Let’s say your SMSF owns a residential rental property and the property needs a fence. You’re a builder and can build the fence. Can you
charge the SMSF for the fence? The answer is maybe.
What you charge and how it is charged is critically important here.
If the fund acquires the fencing material, and is invoiced by the building business to construct the fence, and pays a market rate for the
labour involved, then there is unlikely to be a problem as the charges are transparent and at market value. However, documentation is
essential and you may also need to verify that the labour cost charged is the market rate.
However, if the business decides to install the fence for no charge, or alternatively charge an excessively high rate, then the transaction
could be deemed to be non-arm’s length.
If the building business acquires the fencing material and then installs the fence at arm’s length rates for the SMSF, this could still
cause in-house asset issues as the fund has acquired an asset from the member; the fencing material. It all gets very messy and it might
just be easier to have someone else do it!
What happens if the building business either charges below market rates or does not charge the fund for labour cost? The rules have recently
been extended to capture non-arm’s length expenses where a related party is acting in a capacity other than as trustee and a non-arm’s
length expense was not charged. i.e., where the fund benefits from work performed by a member in a capacity other than trustee. The ATO sees
these non-arm’s length expenses as potentially artificially inflating an SMSFs earnings.

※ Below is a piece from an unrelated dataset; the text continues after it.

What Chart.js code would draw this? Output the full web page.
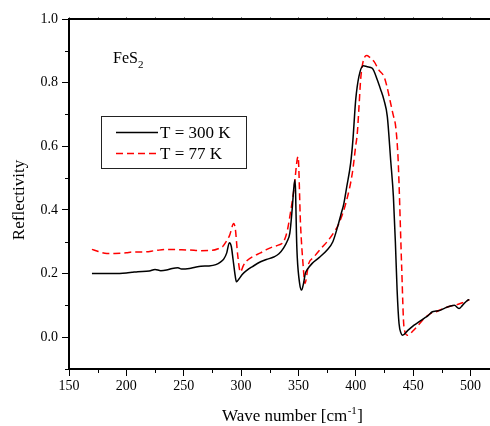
<!DOCTYPE html>
<html>
<head>
<meta charset="utf-8">
<script src="https://cdn.jsdelivr.net/npm/chart.js@4/dist/chart.umd.min.js"></script>
<style>
  html, body { margin: 0; padding: 0; background: #fff; }
</style>
</head>
<body>
<canvas id="chart" width="490" height="426"></canvas>
<script>
// Wave number axis (cm^-1)
const X_TICKS = [150, 200, 250, 300, 350, 400, 450, 500];
const X_MINOR = [175, 225, 275, 325, 375, 425, 475];
const Y_TICKS = [0.0, 0.2, 0.4, 0.6, 0.8, 1.0];
const Y_MINOR = [-0.1, 0.1, 0.3, 0.5, 0.7, 0.9];

// T = 300 K
const WN_300 = [170, 180, 190, 200, 205, 210, 220, 225, 230, 235, 240, 245, 248, 255, 260, 265, 272, 278, 282, 285, 287.5,
  289.8, 291.5, 293, 295, 296, 298, 301, 305, 310, 317, 322, 328.5, 333, 337, 340, 342.5, 344.5, 346, 346.9, 347.5, 348.3,
  349, 351, 352.7, 354.5, 356, 357.6, 362, 368, 375, 380, 384, 387, 389.6, 392, 395.5, 397.5, 399.9, 402.7, 406.6, 410,
  414.4, 418.8, 421.5, 424.6, 427.5, 430.4, 432.8, 434.5, 436, 437.7, 439.5, 440.7, 445, 450.8, 455, 459.5, 463, 466.8,
  470, 474, 478, 482.8, 486, 490, 493, 497.4, 499];
const R_300 = [0.200, 0.200, 0.200, 0.202, 0.204, 0.206, 0.208, 0.213, 0.209, 0.211, 0.216, 0.218, 0.214, 0.216, 0.220, 0.223, 0.224, 0.228, 0.236, 0.246, 0.265,
  0.297, 0.285, 0.245, 0.190, 0.174, 0.182, 0.197, 0.210, 0.222, 0.237, 0.244, 0.252, 0.262, 0.280, 0.300, 0.327, 0.400, 0.470, 0.494, 0.460, 0.320,
  0.250, 0.170, 0.148, 0.170, 0.200, 0.212, 0.232, 0.250, 0.274, 0.300, 0.345, 0.385, 0.420, 0.470, 0.546, 0.620, 0.745, 0.819, 0.853, 0.850,
  0.845, 0.808, 0.780, 0.745, 0.693, 0.557, 0.441, 0.300, 0.150, 0.043, 0.012, 0.006, 0.020, 0.038, 0.048, 0.059, 0.068, 0.080,
  0.082, 0.085, 0.092, 0.098, 0.100, 0.090, 0.100, 0.116, 0.118];

// T = 77 K
const WN_77 = [170, 175, 183, 190, 200, 205, 215, 225, 235, 245, 255, 265, 275, 280, 284, 287, 290, 293.6, 295, 297, 299.4,
  302, 305, 311, 317, 322, 328.5, 333, 337, 340, 343, 346, 349.7, 351.8, 354.2, 355.6, 359, 363, 370, 375, 381, 385, 392,
  397, 399.9, 401.3, 402.8, 404.2, 406, 409.5, 412, 416, 420, 424.6, 427, 430.4, 432.5, 434.8, 436.8, 437.7, 440, 442, 445,
  450, 455, 460, 465.4, 470, 475, 480, 485, 488.7, 493, 499];
const R_77 = [0.276, 0.270, 0.263, 0.263, 0.265, 0.268, 0.268, 0.272, 0.276, 0.275, 0.274, 0.272, 0.273, 0.278, 0.285, 0.300, 0.320, 0.357, 0.340, 0.260, 0.205,
  0.225, 0.240, 0.255, 0.265, 0.275, 0.285, 0.290, 0.300, 0.330, 0.390, 0.462, 0.567, 0.357, 0.221, 0.169, 0.232, 0.250, 0.280, 0.300, 0.330, 0.355, 0.430,
  0.516, 0.600, 0.640, 0.724, 0.808, 0.860, 0.885, 0.880, 0.866, 0.840, 0.819, 0.790, 0.735, 0.700, 0.661, 0.567, 0.483, 0.221, 0.032, 0.006,
  0.020, 0.040, 0.060, 0.075, 0.080, 0.088, 0.095, 0.100, 0.103, 0.108, 0.118];

const SERIF = '"Liberation Serif", "Times New Roman", serif';

const toPoints = (xs, ys) => xs.map((x, i) => ({ x, y: ys[i] }));

// Extra drawing: top axis, minor ticks, titles, label and legend box
const decor = {
  id: "decor",
  afterDraw(chart) {
    const { ctx, chartArea: a, scales } = chart;
    const xs = scales.x, ys = scales.y;
    ctx.save();
    ctx.strokeStyle = "#000";

    // top axis line
    ctx.lineWidth = 2;
    ctx.beginPath();
    ctx.moveTo(a.left - 1, a.top);
    ctx.lineTo(a.right, a.top);
    ctx.stroke();

    ctx.lineWidth = 1;
    // minor ticks (outward) on bottom axis
    X_MINOR.forEach(v => {
      const px = Math.round(xs.getPixelForValue(v)) + 0.5;
      ctx.beginPath();
      ctx.moveTo(px, a.bottom);
      ctx.lineTo(px, a.bottom + 4);
      ctx.stroke();
    });
    // tiny ticks on top axis
    ctx.strokeStyle = "#888";
    X_MINOR.concat(X_TICKS).forEach(v => {
      const px = Math.round(xs.getPixelForValue(v)) + 0.5;
      ctx.beginPath();
      ctx.moveTo(px, a.top - 1);
      ctx.lineTo(px, a.top - 2);
      ctx.stroke();
    });
    ctx.strokeStyle = "#000";
    // minor ticks on left axis
    Y_MINOR.forEach(v => {
      const py = Math.round(ys.getPixelForValue(v)) + 0.5;
      ctx.beginPath();
      ctx.moveTo(a.left, py);
      ctx.lineTo(a.left - 4, py);
      ctx.stroke();
    });

    ctx.fillStyle = "#000";
    // x axis title with superscript
    ctx.textBaseline = "alphabetic";
    ctx.font = "17px " + SERIF;
    const t1 = "Wave number [cm", sup = "-1", t2 = "]";
    ctx.font = "17px " + SERIF;
    const w1 = ctx.measureText(t1).width, w3 = ctx.measureText(t2).width;
    ctx.font = "11px " + SERIF;
    const w2 = ctx.measureText(sup).width;
    let tx = 292 - (w1 + w2 + w3) / 2;
    const ty = 421;
    ctx.font = "17px " + SERIF;
    ctx.fillText(t1, tx, ty);
    ctx.font = "11px " + SERIF;
    ctx.fillText(sup, tx + w1 + 0.5, ty - 7);
    ctx.font = "17px " + SERIF;
    ctx.fillText(t2, tx + w1 + w2 + 1, ty);

    // y axis title
    ctx.save();
    ctx.translate(24, 200);
    ctx.rotate(-Math.PI / 2);
    ctx.textAlign = "center";
    ctx.font = "17px " + SERIF;
    ctx.fillText("Reflectivity", 0, 0);
    ctx.restore();

    // FeS2 label
    ctx.font = "16px " + SERIF;
    ctx.fillText("FeS", 113, 63);
    const fw = ctx.measureText("FeS").width;
    ctx.font = "11px " + SERIF;
    ctx.fillText("2", 113 + fw, 68);

    // legend box
    ctx.strokeStyle = "#222";
    ctx.lineWidth = 1;
    ctx.strokeRect(101.5, 116.5, 145, 52);
    ctx.font = "17px " + SERIF;
    ctx.textBaseline = "middle";
    chart.data.datasets.forEach((ds, i) => {
      const ly = 132.5 + i * 21;
      ctx.strokeStyle = ds.borderColor;
      ctx.lineWidth = ds.borderWidth;
      ctx.setLineDash(ds.borderDash || []);
      ctx.beginPath();
      ctx.moveTo(116, ly);
      ctx.lineTo(158, ly);
      ctx.stroke();
      ctx.setLineDash([]);
      ctx.fillStyle = "#000";
      ctx.fillText(ds.label, 160, ly + 1);
    });
    ctx.restore();
  }
};

new Chart(document.getElementById("chart"), {
  type: "scatter",
  data: {
    datasets: [
      {
        label: "T = 300 K",
        data: toPoints(WN_300, R_300),
        showLine: true,
        borderColor: "#000000",
        borderWidth: 1.5,
        pointRadius: 0,
        cubicInterpolationMode: "monotone"
      },
      {
        label: "T = 77 K",
        data: toPoints(WN_77, R_77),
        showLine: true,
        borderColor: "#ff0000",
        borderWidth: 1.5,
        borderDash: [7, 4],
        pointRadius: 0,
        cubicInterpolationMode: "monotone"
      }
    ]
  },
  options: {
    responsive: false,
    animation: false,
    layout: { padding: { top: 19, right: 0, left: 0, bottom: 0 } },
    plugins: { legend: { display: false }, tooltip: { enabled: false } },
    scales: {
      x: {
        type: "linear",
        min: 150,
        max: 517,
        afterBuildTicks: s => { s.ticks = X_TICKS.map(v => ({ value: v })); },
        afterFit: s => { s.height = 57; },
        grid: { drawOnChartArea: false, drawTicks: true, tickLength: 7, tickWidth: 1, tickColor: "#000" },
        border: { display: true, color: "#000", width: 2 },
        ticks: { color: "#000", padding: 2, maxRotation: 0, font: { family: SERIF, size: 14 } }
      },
      y: {
        type: "linear",
        min: -0.1,
        max: 1.0,
        afterBuildTicks: s => { s.ticks = Y_TICKS.map(v => ({ value: v })); },
        afterFit: s => { s.width = 69; },
        grid: { drawOnChartArea: false, drawTicks: true, tickLength: 7, tickWidth: 1, tickColor: "#000" },
        border: { display: true, color: "#000", width: 2 },
        ticks: { color: "#000", padding: 4, font: { family: SERIF, size: 14 }, callback: v => v.toFixed(1) }
      }
    }
  },
  plugins: [decor]
});
</script>
</body>
</html>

The market value of the work performed might be treated as a contribution, or all of the income from the asset could be deemed to be
non-arm’s length, which means the highest marginal tax rate will be charged on all income and capital gains derived from the asset.
This same scenario applies to any member of an SMSF (or relative of a member) who provides services to their SMSF – electricians, plumbers,
accountants, real estate agents, etc.
The rule is, work that is done for the SMSF by a related party in their professional capacity must be equivalent to arm’s length market
value, with no acquisition of materials. Free, below market value, above market value, may breach the superannuation rules. And, where work
is performed by a related party at market value, it must be documented and provable.
If you are not a qualified professional you cannot undertake work on behalf of your fund unless you are fulfilling your duties as trustee.